Saat-saat bulan pernama bagi masyarakat pesisir merupakan saat yang paling menyenangkan karena pantai tak lagi gelap, seperti hari-hari sebelumnya. Warga kampung lebak memanfaatkan kesempatan ini sebaik mungkin. Sebagian warga menggelar tikar dihamparan pasir yang lembab, karena tersiram hujan kemarin malam. Para oeng tua berleha-leha mempebincangkan nasib dan perkerjaan mereka. Sementara anak-anak bersuka cita dengan bermain dibawah siraman rembulan. Anak lelaki dan perempuan berbaur menjadi satu. Mereka bermain kejar-kejaran, lompat-lompatan, serta bermain permainan tradisional seperti yang pernah dimainkan orang tuanya dahulu, misalnya lar-kolanjhãng, ke’-rangke’ kokkonèngan, dan lain sebaginya.
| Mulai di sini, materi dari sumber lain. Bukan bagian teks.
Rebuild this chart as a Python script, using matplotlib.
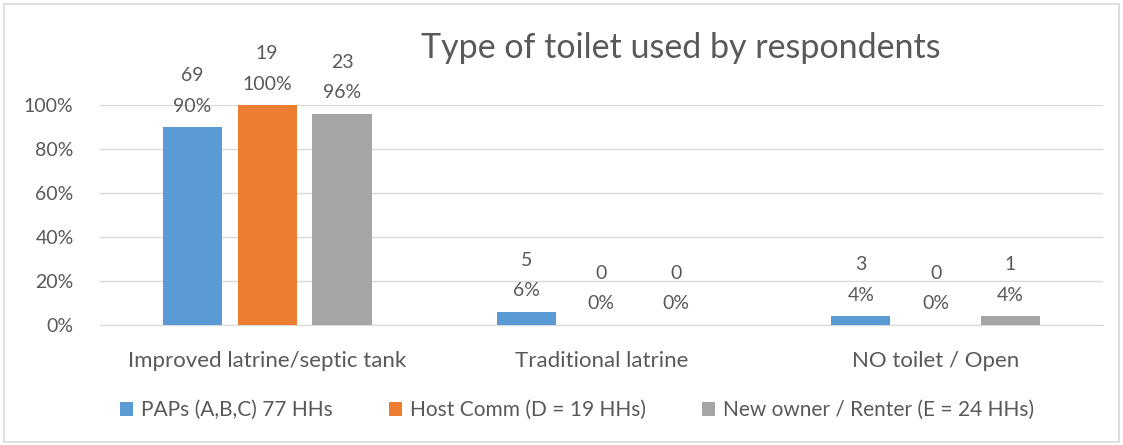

Sedang sekelompok lainnya kidungan seperti:
pa’ kopa’ èling
èlingnga sakoranjhi
eppa’na ollè paparing
ana’ tambãng tao ngajhi
ngajhi bãbãna cabbi
ka’angka’na sarabhi potthon
è cocco’ dãngdãng pote kebã mole
è cocco’ dãngdãng celleng kebã melleng
(bertepuk-tepuk ingat, sadar sekeranjang
sang bapak mendapatkan anugerah
anak bodoh jadi (bisa) mengaji
mengaji di bawah cabai, suguhannya serabi gosong
di patuk elang putih di bawa pulang
di patuk elang hitam dibawa nakal)
Ada juga melantunkan pantun seperti ini
lir sa’alir alirkung, kan akowak epakajã, ma’ ta’ rengsa se nyarè
lir sa’alir alirkung, reng ta’ kowat jã’ akarjã, ma’ ta’ sossa budi are
lir sa’alir alirkung, ka ghunong ngala’ nyorowan, kopè bellã kabãddã’ã
lir sa’alir alirkung, pèkkèr bhingong ta’ karowan, napè bulã katambã’ã
(lir sa’alir alirkung, karena berteriak dengan nyaring, bila mencari biar tidak penat
lir sa’alir alirkung, orang yang tidak kuat jangan bekerja (hajat besar-besaran), biar tidak sengsara hari selanjutnya
lir sa’alir alirkung,ke gunung mengambil tawon, botol pesah buat wadah
lir sa’alir alirkung,mpikiran bingung tidak menentu, apa yang harus jadi obatnya)
dan seterusnya
Keasyikan dalam bermain, sekelompok anak pessisir ini sampai melupakan waktu, hingga kelelahan ketika larut malam telah tiba.